Michael Ray Graham and Albert Ronnie Burrell just walked out of Louisiana State Penitentiary in Angola, with a $10 check and a denim jacket and couple of manila envelopes with all that is left of their worldly possessions.
At least they are alive. And that’s good, because, after waiting 14 years to be executed, they have been declared innocent of murder by the State of Louisiana.
Let’s see. That is eight this year alone. That is 92 since the death penalty was reinstated in 1973 in the U.S., according to the New York Times.
Wait for it. Come on, I know it’s there. Let me read a little further… aha! “With no physical evidence linking either to the crime, the two men were convicted largely on the testimony of a jailhouse snitch, Olan Wayne Brantley, who a law enforcement official acknowledged was known as Lyin’ Wayne.”
The old jailhouse snitch! Again! From Guy Paul Morin to Michael Ray Graham, the jailhouse snitch has proved to be an indispensable tool of prosecutions and police everywhere. It is the most widely accepted “solution” for a simple lack of evidence.
Did the police really believe that Burrell and Graham were guilty? Were they afraid that guilty men would walk free just because they couldn’t find any proof? From my reading about wrongful convictions, that might well be the case. The police simply decided that these two “dun it”. They felt it in their bones. They were convinced, emotionally. Maybe they didn’t answer questions the right way. Maybe they sweated under questioning. Maybe they were stupid.
Maybe they should be on Oprah. [2011-03]
“The kind of prosecutorial misconduct in the cases of the two men is not unusual, said Mr. Graham’s lawyer, Ms. Fournet.” No, it’s not. And it’s probably the best reason why the death penalty should be abolished in the U.S., as it has been in Canada for twenty years.
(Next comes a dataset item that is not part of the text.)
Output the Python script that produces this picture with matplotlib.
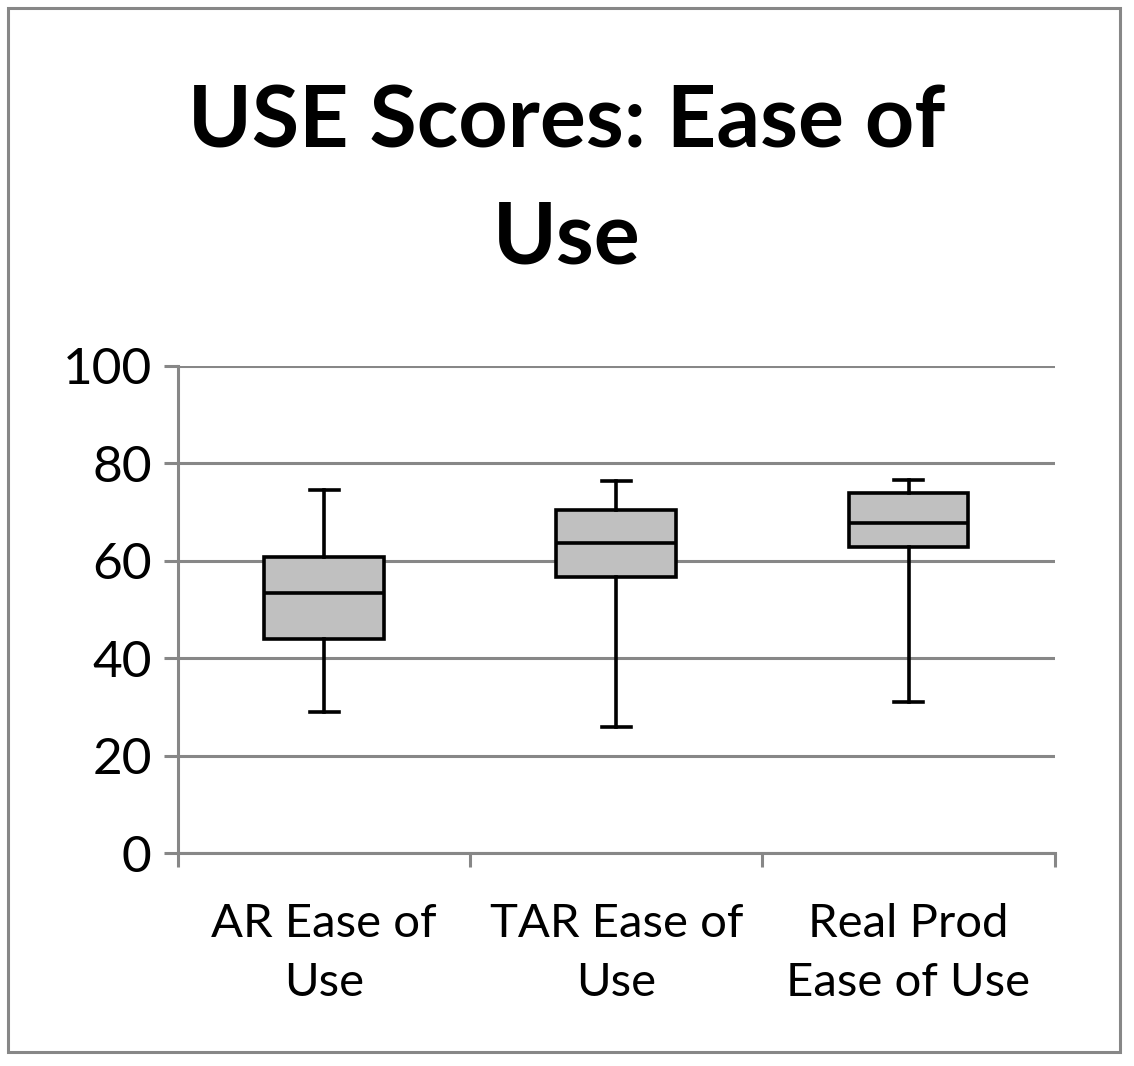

What a time for the governor of the state that has been the most mindlessly efficient and enthusiastic about executions to have stolen the election to become president.
Which is not to say that Al Gore was exactly Mr. Courageously Righteous on the issue. It is clear that he adopted Clinton’s very pragmatic “go with it” attitude towards the death penalty. But my guess is that Gore might have been persuaded to lead a movement against the death penalty given the incredible number of wrongful convictions that have come to light in recent years.
Dubbya’s attitude? They must have done something wrong for the police to even have suspected them in the first place.
It looks like Bush is going to appoint John Ashcroft, the Senator who lost an election to a dead man, as the new attorney general. We are told that Ashcroft, as a devout Christian, is completely in favor of the death penalty.
???
I can’t help but wonder, “What would Jesus do?” about a jail-house snitch who put two innocent men on death row so he could get a lighter sentence for passing bad checks? What he do about the prosecutors who knowingly pressed the case, aware of the fact that there was no physical evidence against the two men, and that the key witness had a history of mental illness? What would he say to the prison officials who handed each of the men a $10 check, as compensation for losing 14 years of their lives?
What would he say to the judge who put a developmentally delayed man on death row?